Enormément d’historiens de l’art, n’ayant pas de profonde préparation humanistique chrétienne, et catholique en particulier, ont mal interprété certains éléments, n’y percevant pas la référence claire à une très longue tradition chrétienne. Plus particulièrement, l’utilisation de la mythologie dans les fresques a été interprétée comme la « renaissance du paganisme antique » ou comme « la permanence des dieux antiques », en oubliant cependant que, déjà dans les écrits des Pères de l’Eglise, il y a beaucoup de mythes racontés comme exemples parénétiques, en tant que clef morale, et que toute la tradition médiévale a regardé vers la Rome antique en la considérant comme un modèle pour la civilisation chrétienne qui se bâtissait. Reconnaître dans les modèles antiques une intention de néo-paganisme est donc bien sûr un fourvoiement en regard de la réalité ;  nous pourrions, au contraire, affirmer que l’Humanisme, la Renaissance, le Maniérisme et le Baroque représentent l’accomplissement de tout le parcours linguistique et artistique du Moyen-Âge.

[…]

Alors, le Léonard de Vinci hérétique serait aussi un faux mythe ?

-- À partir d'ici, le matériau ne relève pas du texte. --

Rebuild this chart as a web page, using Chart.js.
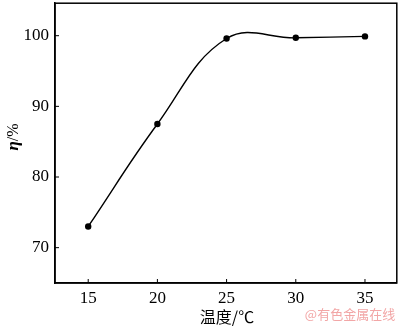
<!DOCTYPE html>
<html>
<head>
<meta charset="utf-8">
<script src="https://cdn.jsdelivr.net/npm/chart.js@4.4.0/dist/chart.umd.min.js"></script>
<style>
  html, body { margin: 0; padding: 0; background: #fff; }
  #wrap { width: 400px; height: 327px; position: relative; }
</style>
</head>
<body>
<div id="wrap"><canvas id="effChart"></canvas></div>
<script>
// temperature (℃) vs efficiency η (%)
const temps = [15, 20, 25, 30, 35];
const eta = [73.0, 87.5, 99.6, 99.7, 99.9];
const xTicks = [15, 20, 25, 30, 35];
const yTicks = [70, 80, 90, 100];

const serif = '"Liberation Serif", "Times New Roman", serif';

// box around plot, inward ticks and the axis titles
const framePlugin = {
    id: 'frame',
    afterDraw(chart) {
        const ctx = chart.ctx;
        const a = chart.chartArea;
        const xs = chart.scales.x;
        const ys = chart.scales.y;
        ctx.save();
        ctx.strokeStyle = '#000';
        ctx.lineWidth = 1.5;
        ctx.strokeRect(a.left, a.top, a.right - a.left, a.bottom - a.top);

        ctx.lineWidth = 1;
        xTicks.forEach(v => {
            const px = xs.getPixelForValue(v);
            ctx.beginPath();
            ctx.moveTo(px, a.bottom);
            ctx.lineTo(px, a.bottom - 4);
            ctx.stroke();
        });
        yTicks.forEach(v => {
            const py = ys.getPixelForValue(v);
            ctx.beginPath();
            ctx.moveTo(a.left, py);
            ctx.lineTo(a.left + 4, py);
            ctx.stroke();
        });

        // y title
        ctx.fillStyle = '#000';
        ctx.translate(14, 137);
        ctx.rotate(-Math.PI / 2);
        ctx.textBaseline = 'middle';
        ctx.font = 'italic bold 17px ' + serif;
        const etaW = ctx.measureText('η').width;
        ctx.font = '16px ' + serif;
        const restW = ctx.measureText('/%').width;
        let start = -(etaW + restW) / 2;
        ctx.textAlign = 'left';
        ctx.font = 'italic bold 17px ' + serif;
        ctx.fillText('η', start, 0);
        ctx.font = '16px ' + serif;
        ctx.fillText('/%', start + etaW, 0);
        ctx.setTransform(1, 0, 0, 1, 0, 0);

        // x title
        ctx.textAlign = 'center';
        ctx.textBaseline = 'middle';
        ctx.font = '16px "Noto Sans CJK SC", ' + serif;
        ctx.fillText('温度/℃', 227, 317);

        // watermark
        ctx.fillStyle = '#f2a6a6';
        ctx.font = '13px "Noto Sans CJK SC", sans-serif';
        ctx.fillText('@有色金属在线', 350, 314);
        ctx.restore();
    }
};

new Chart(document.getElementById('effChart'), {
    type: 'line',
    data: {
        datasets: [{
            data: temps.map((t, i) => ({ x: t, y: eta[i] })),
            borderColor: '#000',
            borderWidth: 1.4,
            backgroundColor: '#000',
            pointRadius: 3.2,
            pointHoverRadius: 3.2,
            pointBackgroundColor: '#000',
            pointBorderWidth: 0,
            tension: 0.4,
            fill: false
        }]
    },
    options: {
        responsive: true,
        maintainAspectRatio: false,
        animation: false,
        layout: { padding: { top: 1, right: 1, left: 0, bottom: 0 } },
        plugins: {
            legend: { display: false },
            tooltip: { enabled: false }
        },
        scales: {
            x: {
                type: 'linear',
                min: 12.6,
                max: 37.3,
                afterBuildTicks: s => { s.ticks = xTicks.map(v => ({ value: v })); },
                afterFit: s => {
                    s.height = 44;
                    s.paddingLeft = 0;
                    s.paddingRight = 0;
                },
                grid: { display: false, drawTicks: false },
                border: { color: '#000', width: 1.5 },
                ticks: {
                    color: '#000',
                    padding: 5,
                    font: { family: serif, size: 17 }
                }
            },
            y: {
                min: 65,
                max: 104.6,
                afterBuildTicks: s => { s.ticks = yTicks.map(v => ({ value: v })); },
                afterFit: s => {
                    s.width = 55;
                    s.paddingTop = 0;
                    s.paddingBottom = 0;
                },
                grid: { display: false, drawTicks: false },
                border: { color: '#000', width: 1.5 },
                ticks: {
                    color: '#000',
                    padding: 6,
                    font: { family: serif, size: 17 }
                }
            }
        }
    },
    plugins: [framePlugin]
});
</script>
</body>
</html>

Il s’agit d’un vieux préjugé, qui remonte à Vasari. Dans la première édition de ses Vite de’ più eccellenti architetti, pittori, et scultori italiani de 1550, il décrit Léonard de Vinci comme « hérétique ». Dans l’édition de 1568, il supprime cette affirmation mais il affirme que, avant de mourir, Léonard de Vinci se serait converti, en se repentant de ne pas avoir agi artistiquement comme il convenait, comme pour dire, comme le souligne justement Pedretti, que l’art de Léonard de Vinci ne pouvait pas être retenu comme sacré !  En réalité, il s’agit d’une sorte de topos littéraire, qui voudrait voir une impossibilité de concilier la recherche naturaliste, le génie scientifique, l’innovation artistique et la foi ;  Garin a écrit que « un personnage comme celui décrit par Vasari ne pouvait pas ne pas être au moins un peu rebelle sur le plan religieux. C’était une question de style. ». C’est ensuite Vasari lui-même qui, quand il décrit les œuvres de Léonard de Vinci, ne manque pas d’en souligner la profondeur sacrée. D’autres sources historiques proposent une figure bien différente de celle de l’hérétique ; cependant, il s’agit d’un topos malheureusement persistant. De plus, aujourd’hui, il est associé avec une vision postmoderne désenchantée et désacralisante. Il suffirait de regarder vraiment les œuvres de Léonard de Vinci pour se rendre compte qu’il s’agit d’un faux mythe.